__TO BE DONE__
Your task is to repeat the lines below exactly, excluding any pictures they contain.

__GIVEN INFORMATION__
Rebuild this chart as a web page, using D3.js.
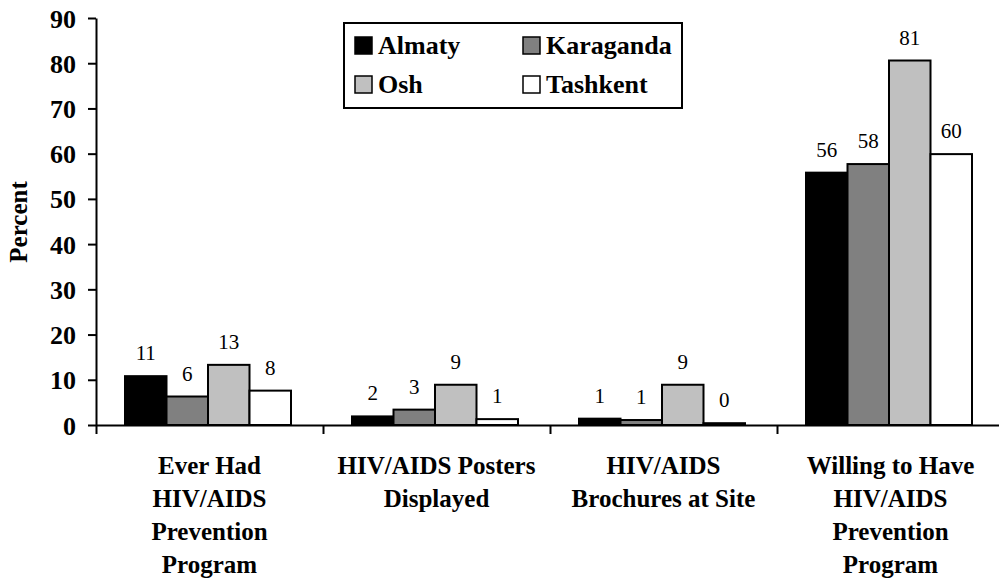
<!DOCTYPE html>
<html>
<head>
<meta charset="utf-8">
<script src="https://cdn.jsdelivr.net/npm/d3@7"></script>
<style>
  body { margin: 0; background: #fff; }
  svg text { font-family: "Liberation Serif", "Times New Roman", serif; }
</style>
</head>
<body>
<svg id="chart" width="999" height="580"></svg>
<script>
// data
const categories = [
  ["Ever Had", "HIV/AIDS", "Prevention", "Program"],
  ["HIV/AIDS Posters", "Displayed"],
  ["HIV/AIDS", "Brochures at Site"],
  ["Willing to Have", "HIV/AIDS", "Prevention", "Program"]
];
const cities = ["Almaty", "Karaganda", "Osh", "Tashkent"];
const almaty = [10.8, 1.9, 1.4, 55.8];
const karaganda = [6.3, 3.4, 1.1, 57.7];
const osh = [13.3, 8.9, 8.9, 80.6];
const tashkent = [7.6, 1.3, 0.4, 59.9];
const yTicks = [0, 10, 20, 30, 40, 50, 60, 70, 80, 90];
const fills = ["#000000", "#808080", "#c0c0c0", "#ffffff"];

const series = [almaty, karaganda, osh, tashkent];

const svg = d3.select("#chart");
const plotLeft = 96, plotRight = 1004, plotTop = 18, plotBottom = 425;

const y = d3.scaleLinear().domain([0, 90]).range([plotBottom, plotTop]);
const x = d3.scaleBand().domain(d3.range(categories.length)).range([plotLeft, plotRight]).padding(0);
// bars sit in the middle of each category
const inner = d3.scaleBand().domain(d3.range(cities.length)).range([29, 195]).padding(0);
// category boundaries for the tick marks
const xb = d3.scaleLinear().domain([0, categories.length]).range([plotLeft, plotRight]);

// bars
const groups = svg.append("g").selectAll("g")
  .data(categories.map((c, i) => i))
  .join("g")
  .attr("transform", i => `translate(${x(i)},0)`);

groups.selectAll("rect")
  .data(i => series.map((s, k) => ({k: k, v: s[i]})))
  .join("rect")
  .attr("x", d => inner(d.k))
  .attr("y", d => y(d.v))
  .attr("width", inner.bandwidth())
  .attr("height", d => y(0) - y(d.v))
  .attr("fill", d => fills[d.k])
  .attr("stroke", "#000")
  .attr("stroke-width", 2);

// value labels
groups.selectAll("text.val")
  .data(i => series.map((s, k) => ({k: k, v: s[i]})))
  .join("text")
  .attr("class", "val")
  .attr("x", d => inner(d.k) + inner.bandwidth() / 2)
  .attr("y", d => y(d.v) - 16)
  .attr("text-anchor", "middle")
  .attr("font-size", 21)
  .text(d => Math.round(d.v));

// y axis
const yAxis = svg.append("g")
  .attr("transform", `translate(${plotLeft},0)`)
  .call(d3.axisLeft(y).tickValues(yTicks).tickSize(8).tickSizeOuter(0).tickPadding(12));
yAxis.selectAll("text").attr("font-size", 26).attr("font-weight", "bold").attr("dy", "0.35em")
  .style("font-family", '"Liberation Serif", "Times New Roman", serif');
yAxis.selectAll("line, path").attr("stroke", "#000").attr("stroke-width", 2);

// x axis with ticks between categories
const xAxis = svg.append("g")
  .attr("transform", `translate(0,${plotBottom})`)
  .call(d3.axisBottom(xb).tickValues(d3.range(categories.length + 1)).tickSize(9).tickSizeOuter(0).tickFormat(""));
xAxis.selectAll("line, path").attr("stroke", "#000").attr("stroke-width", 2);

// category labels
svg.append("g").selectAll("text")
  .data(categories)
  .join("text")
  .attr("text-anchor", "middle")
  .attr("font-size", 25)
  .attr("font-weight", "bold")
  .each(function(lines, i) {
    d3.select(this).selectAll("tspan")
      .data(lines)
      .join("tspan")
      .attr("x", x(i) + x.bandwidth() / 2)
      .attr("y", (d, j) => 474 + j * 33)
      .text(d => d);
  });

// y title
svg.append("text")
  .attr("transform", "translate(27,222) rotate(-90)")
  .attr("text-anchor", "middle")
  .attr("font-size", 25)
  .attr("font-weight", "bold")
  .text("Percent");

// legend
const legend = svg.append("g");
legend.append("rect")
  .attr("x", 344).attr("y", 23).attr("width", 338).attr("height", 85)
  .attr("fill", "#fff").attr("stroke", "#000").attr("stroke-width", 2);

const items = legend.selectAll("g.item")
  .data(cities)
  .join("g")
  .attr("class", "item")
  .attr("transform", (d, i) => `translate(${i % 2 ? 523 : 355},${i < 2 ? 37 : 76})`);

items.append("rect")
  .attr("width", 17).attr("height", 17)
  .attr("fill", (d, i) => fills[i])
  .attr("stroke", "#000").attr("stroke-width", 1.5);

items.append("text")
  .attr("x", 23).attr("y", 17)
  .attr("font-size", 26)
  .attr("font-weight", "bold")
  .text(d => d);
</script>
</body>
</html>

__THE ANSWER__
Rebuild this chart as a web page, using D3.js.
<!DOCTYPE html>
<html>
<head>
<meta charset="utf-8">
<script src="https://cdn.jsdelivr.net/npm/d3@7"></script>
<style>
  body { margin: 0; background: #fff; }
  svg text { font-family: "Liberation Serif", "Times New Roman", serif; }
</style>
</head>
<body>
<svg id="chart" width="999" height="580"></svg>
<script>
// data
const categories = [
  ["Ever Had", "HIV/AIDS", "Prevention", "Program"],
  ["HIV/AIDS Posters", "Displayed"],
  ["HIV/AIDS", "Brochures at Site"],
  ["Willing to Have", "HIV/AIDS", "Prevention", "Program"]
];
const cities = ["Almaty", "Karaganda", "Osh", "Tashkent"];
const almaty = [10.8, 1.9, 1.4, 55.8];
const karaganda = [6.3, 3.4, 1.1, 57.7];
const osh = [13.3, 8.9, 8.9, 80.6];
const tashkent = [7.6, 1.3, 0.4, 59.9];
const yTicks = [0, 10, 20, 30, 40, 50, 60, 70, 80, 90];
const fills = ["#000000", "#808080", "#c0c0c0", "#ffffff"];

const series = [almaty, karaganda, osh, tashkent];

const svg = d3.select("#chart");
const plotLeft = 96, plotRight = 1004, plotTop = 18, plotBottom = 425;

const y = d3.scaleLinear().domain([0, 90]).range([plotBottom, plotTop]);
const x = d3.scaleBand().domain(d3.range(categories.length)).range([plotLeft, plotRight]).padding(0);
// bars sit in the middle of each category
const inner = d3.scaleBand().domain(d3.range(cities.length)).range([29, 195]).padding(0);
// category boundaries for the tick marks
const xb = d3.scaleLinear().domain([0, categories.length]).range([plotLeft, plotRight]);

// bars
const groups = svg.append("g").selectAll("g")
  .data(categories.map((c, i) => i))
  .join("g")
  .attr("transform", i => `translate(${x(i)},0)`);

groups.selectAll("rect")
  .data(i => series.map((s, k) => ({k: k, v: s[i]})))
  .join("rect")
  .attr("x", d => inner(d.k))
  .attr("y", d => y(d.v))
  .attr("width", inner.bandwidth())
  .attr("height", d => y(0) - y(d.v))
  .attr("fill", d => fills[d.k])
  .attr("stroke", "#000")
  .attr("stroke-width", 2);

// value labels
groups.selectAll("text.val")
  .data(i => series.map((s, k) => ({k: k, v: s[i]})))
  .join("text")
  .attr("class", "val")
  .attr("x", d => inner(d.k) + inner.bandwidth() / 2)
  .attr("y", d => y(d.v) - 16)
  .attr("text-anchor", "middle")
  .attr("font-size", 21)
  .text(d => Math.round(d.v));

// y axis
const yAxis = svg.append("g")
  .attr("transform", `translate(${plotLeft},0)`)
  .call(d3.axisLeft(y).tickValues(yTicks).tickSize(8).tickSizeOuter(0).tickPadding(12));
yAxis.selectAll("text").attr("font-size", 26).attr("font-weight", "bold").attr("dy", "0.35em")
  .style("font-family", '"Liberation Serif", "Times New Roman", serif');
yAxis.selectAll("line, path").attr("stroke", "#000").attr("stroke-width", 2);

// x axis with ticks between categories
const xAxis = svg.append("g")
  .attr("transform", `translate(0,${plotBottom})`)
  .call(d3.axisBottom(xb).tickValues(d3.range(categories.length + 1)).tickSize(9).tickSizeOuter(0).tickFormat(""));
xAxis.selectAll("line, path").attr("stroke", "#000").attr("stroke-width", 2);

// category labels
svg.append("g").selectAll("text")
  .data(categories)
  .join("text")
  .attr("text-anchor", "middle")
  .attr("font-size", 25)
  .attr("font-weight", "bold")
  .each(function(lines, i) {
    d3.select(this).selectAll("tspan")
      .data(lines)
      .join("tspan")
      .attr("x", x(i) + x.bandwidth() / 2)
      .attr("y", (d, j) => 474 + j * 33)
      .text(d => d);
  });

// y title
svg.append("text")
  .attr("transform", "translate(27,222) rotate(-90)")
  .attr("text-anchor", "middle")
  .attr("font-size", 25)
  .attr("font-weight", "bold")
  .text("Percent");

// legend
const legend = svg.append("g");
legend.append("rect")
  .attr("x", 344).attr("y", 23).attr("width", 338).attr("height", 85)
  .attr("fill", "#fff").attr("stroke", "#000").attr("stroke-width", 2);

const items = legend.selectAll("g.item")
  .data(cities)
  .join("g")
  .attr("class", "item")
  .attr("transform", (d, i) => `translate(${i % 2 ? 523 : 355},${i < 2 ? 37 : 76})`);

items.append("rect")
  .attr("width", 17).attr("height", 17)
  .attr("fill", (d, i) => fills[i])
  .attr("stroke", "#000").attr("stroke-width", 1.5);

items.append("text")
  .attr("x", 23).attr("y", 17)
  .attr("font-size", 26)
  .attr("font-weight", "bold")
  .text(d => d);
</script>
</body>
</html>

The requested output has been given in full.